Was this an oversight? We probably can’t know, because the author of the Walton opinion is Justice Hassell, who died four years ago. That being said, I strongly suspect that it was a mistake. The court took pains to set out its definition of the docketing process in Lamb and Greene, and expressly defined it as the date of filing of the petition, not the notice. If the court meant to make a significant change of course in Walton, I think it would have mentioned that fact, and explained the reason for its departure from its previous express holding.

The Court of Appeals, meanwhile, has picked up on the earlier transition date and has run with it. The court’s jurisprudence consistently holds that once the appellant notes an appeal, the trial court cannot act, except where expressly authorized to do so. This fact is probably consistent with the CAV’s practice, since unlike the SCV, that court dockets its appeals as soon as it receives a notice (no more than 30 days after final judgment). And while appeals to the CAV require filing the notice of appeal in the appellate court as well as the trial court, in the Supreme Court you file the notice only in the trial court. The SCV Clerk has no idea that you’ve filed anything until the record arrives, something beyond 70 days later.
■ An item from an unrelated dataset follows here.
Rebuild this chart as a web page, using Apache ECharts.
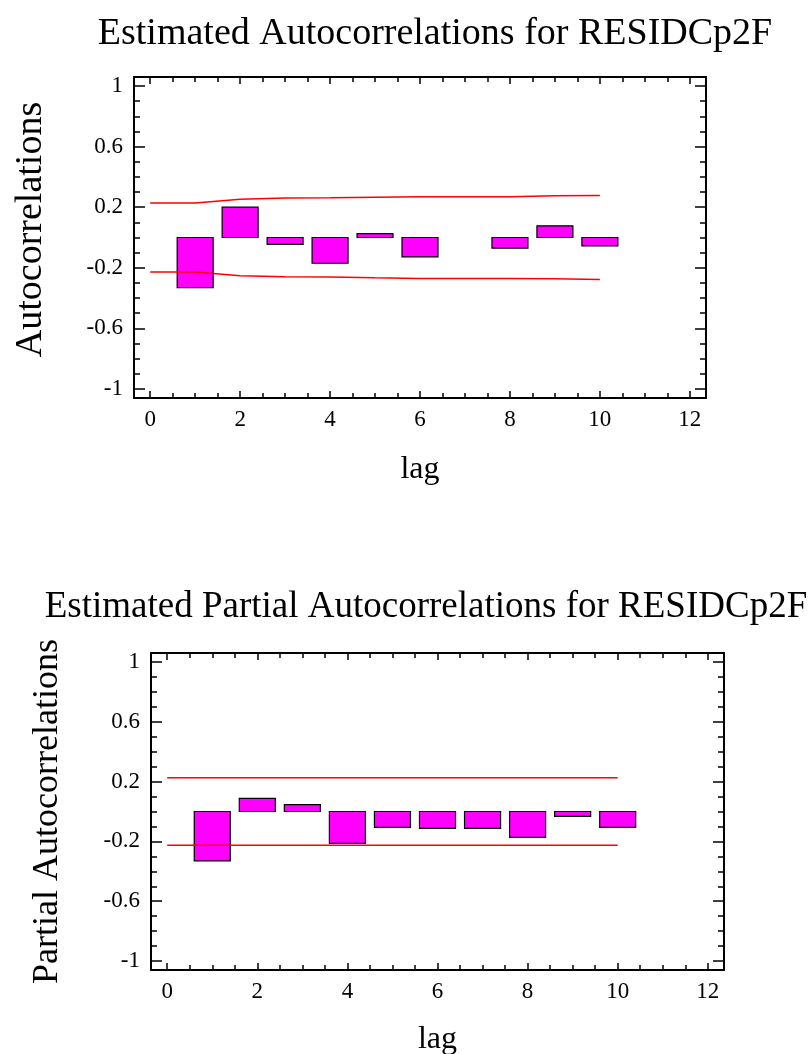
<!DOCTYPE html>
<html>
<head>
<meta charset="utf-8">
<script src="https://cdn.jsdelivr.net/npm/echarts@6/dist/echarts.min.js"></script>
<style>
  html, body { margin: 0; padding: 0; background: #fff; }
  #chart { width: 810px; height: 1054px; }
</style>
</head>
<body>
<div id="chart"></div>
<script>
// Lags 1..10 with estimated (partial) autocorrelations of the residuals
const lags = [1, 2, 3, 4, 5, 6, 7, 8, 9, 10];
const acfValues = [-0.332, 0.200, -0.046, -0.170, 0.026, -0.128, 0.0, -0.070, 0.077, -0.055];
const pacfValues = [-0.330, 0.088, 0.046, -0.213, -0.106, -0.113, -0.113, -0.173, -0.032, -0.106];

// 95% probability limits
const acfLimitLags = [0, 1, 2, 3, 4, 5, 6, 7, 8, 9, 10];
const acfUpper = [0.228, 0.228, 0.253, 0.261, 0.262, 0.266, 0.269, 0.269, 0.269, 0.275, 0.277];
const acfLower = [-0.228, -0.228, -0.252, -0.260, -0.261, -0.266, -0.270, -0.270, -0.270, -0.272, -0.278];
const pacfLimitLags = [0, 10];
const pacfUpper = [0.225, 0.225];
const pacfLower = [-0.225, -0.225];

// Tick positions
const yMajorTicks = [-1, -0.6, -0.2, 0.2, 0.6, 1];
const yMinorTicks = [-0.9, -0.8, -0.7, -0.5, -0.4, -0.3, -0.1, 0, 0.1, 0.3, 0.4, 0.5, 0.7, 0.8, 0.9];
const xMajorTicks = [0, 2, 4, 6, 8, 10, 12];
const xMinorTicks = [0.5, 1, 1.5, 2.5, 3, 3.5, 4.5, 5, 5.5, 6.5, 7, 7.5, 8.5, 9, 9.5, 10.5, 11, 11.5];

const FONT = '"Liberation Serif", "Times New Roman", serif';
const X_RANGE = [-0.36, 12.36];
const Y_RANGE = [-1.06, 1.06];

const chart = echarts.init(document.getElementById('chart'), null, { renderer: 'canvas' });

function pairs(xs, ys) { return xs.map((x, i) => [x, ys[i]]); }

const frameLine = { show: true, onZero: false, lineStyle: { color: '#000', width: 2 } };
const noLine = { show: false, onZero: false };
function ticks(values, length) {
  return { show: true, inside: true, length: length, customValues: values, lineStyle: { color: '#000', width: 1.5 } };
}

// Box frame: major and minor tick axes on every side of the plot
function xAxesFor(gridIndex, nameGap) {
  const base = { type: 'value', gridIndex, min: X_RANGE[0], max: X_RANGE[1], splitLine: { show: false } };
  return [
    Object.assign({}, base, {
      position: 'bottom', axisLine: frameLine, axisTick: ticks(xMajorTicks, 7),
      axisLabel: { show: true, customValues: xMajorTicks, margin: 10, color: '#000', fontFamily: FONT, fontSize: 23 },
      name: 'lag', nameLocation: 'middle', nameGap: nameGap,
      nameTextStyle: { color: '#000', fontFamily: FONT, fontSize: 32 }
    }),
    Object.assign({}, base, { position: 'bottom', axisLine: noLine, axisTick: ticks(xMinorTicks, 5), axisLabel: { show: false } }),
    Object.assign({}, base, { position: 'top', axisLine: frameLine, axisTick: ticks(xMajorTicks, 7), axisLabel: { show: false } }),
    Object.assign({}, base, { position: 'top', axisLine: noLine, axisTick: ticks(xMinorTicks, 5), axisLabel: { show: false } })
  ];
}

function yAxesFor(gridIndex, title, fontSize, nameGap, padding) {
  const base = { type: 'value', gridIndex, min: Y_RANGE[0], max: Y_RANGE[1], splitLine: { show: false } };
  return [
    Object.assign({}, base, {
      position: 'left', axisLine: frameLine, axisTick: ticks(yMajorTicks, 11),
      axisLabel: { show: true, customValues: yMajorTicks, margin: 11, color: '#000', fontFamily: FONT, fontSize: 23 },
      name: title, nameLocation: 'middle', nameGap: nameGap, nameRotate: 90,
      nameTextStyle: { color: '#000', fontFamily: FONT, fontSize: fontSize, padding: padding }
    }),
    Object.assign({}, base, { position: 'left', axisLine: noLine, axisTick: ticks(yMinorTicks, 6), axisLabel: { show: false } }),
    Object.assign({}, base, { position: 'right', axisLine: frameLine, axisTick: ticks(yMajorTicks, 11), axisLabel: { show: false } }),
    Object.assign({}, base, { position: 'right', axisLine: noLine, axisTick: ticks(yMinorTicks, 6), axisLabel: { show: false } })
  ];
}

// Rectangular bars spanning lag ± 0.4 from zero to the correlation value
function renderBar(params, api) {
  const lag = api.value(0);
  const v = api.value(1);
  if (v === 0) return null;
  const p0 = api.coord([lag - 0.4, 0]);
  const p1 = api.coord([lag + 0.4, v]);
  return {
    type: 'rect',
    shape: { x: p0[0], y: Math.min(p0[1], p1[1]), width: p1[0] - p0[0], height: Math.abs(p1[1] - p0[1]) },
    style: { fill: '#FF00FF', stroke: '#000', lineWidth: 1.2 }
  };
}

function limitLine(xIdx, yIdx, data) {
  return {
    type: 'line', xAxisIndex: xIdx, yAxisIndex: yIdx, data: data,
    showSymbol: false, symbol: 'none', silent: true, z: 3,
    lineStyle: { color: '#FF0000', width: 1.5 }
  };
}

const option = {
  animation: false,
  backgroundColor: '#fff',
  title: [
    { text: 'Estimated Autocorrelations for RESIDCp2F', left: 430, top: 10, textAlign: 'center',
      textStyle: { color: '#000', fontFamily: FONT, fontSize: 38, fontWeight: 'normal' } },
    { text: 'Estimated Partial Autocorrelations for RESIDCp2F', left: 421, top: 584, textAlign: 'center',
      textStyle: { color: '#000', fontFamily: FONT, fontSize: 37, fontWeight: 'normal' } }
  ],
  grid: [
    { left: 134, top: 77, width: 572, height: 321, outerBoundsMode: 'none', containLabel: false },
    { left: 151, top: 653, width: 573, height: 317, outerBoundsMode: 'none', containLabel: false }
  ],
  xAxis: xAxesFor(0, 56).concat(xAxesFor(1, 54)),
  yAxis: yAxesFor(0, 'Autocorrelations', 38, 84, [0, 0, 0, 16])
    .concat(yAxesFor(1, 'Partial Autocorrelations', 36, 85, 0)),
  series: [
    { type: 'custom', xAxisIndex: 0, yAxisIndex: 0, renderItem: renderBar, data: pairs(lags, acfValues), z: 2 },
    limitLine(0, 0, pairs(acfLimitLags, acfUpper)),
    limitLine(0, 0, pairs(acfLimitLags, acfLower)),
    { type: 'custom', xAxisIndex: 4, yAxisIndex: 4, renderItem: renderBar, data: pairs(lags, pacfValues), z: 2 },
    limitLine(4, 4, pairs(pacfLimitLags, pacfUpper)),
    limitLine(4, 4, pairs(pacfLimitLags, pacfLower))
  ]
};

chart.setOption(option);
</script>
</body>
</html>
Now, here’s the real problem with this situation. Suppose the trial court enters final judgment on the first day of the month. Under Rule 1:1 it can vacate the order until the 22nd, right? But suppose the appellant, being highly allergic to deadlines – as I am – decides to go ahead and file the notice of appeal on the 6th.

If I’m reading these cases right, then the filing of that notice causes those last 16 days of trial-court authority to vanish; it can’t do anything except those limited matters that are set out in the statutory and rules exceptions,even if it finds a compelling reason to do so. Under this interpretation, the trial court has to back off.

No one has asked for my view of the wisdom of this rule, but in my opinion, two things are in order. First, the Supreme Court should go back to the original rule announced by the per curiam order in Greene: If the appellant pursues the appeal by filing a petition, then the trial court thereafter has to get leave from the appellate court in order to act. Second, if the Court of Appeals doesn’t use the same rule – which I think it probably should – then at a minimum, it should hold that Rule 1:1 takes precedence over this early-transition rule, so the trial court retains the full 21 days in which to act.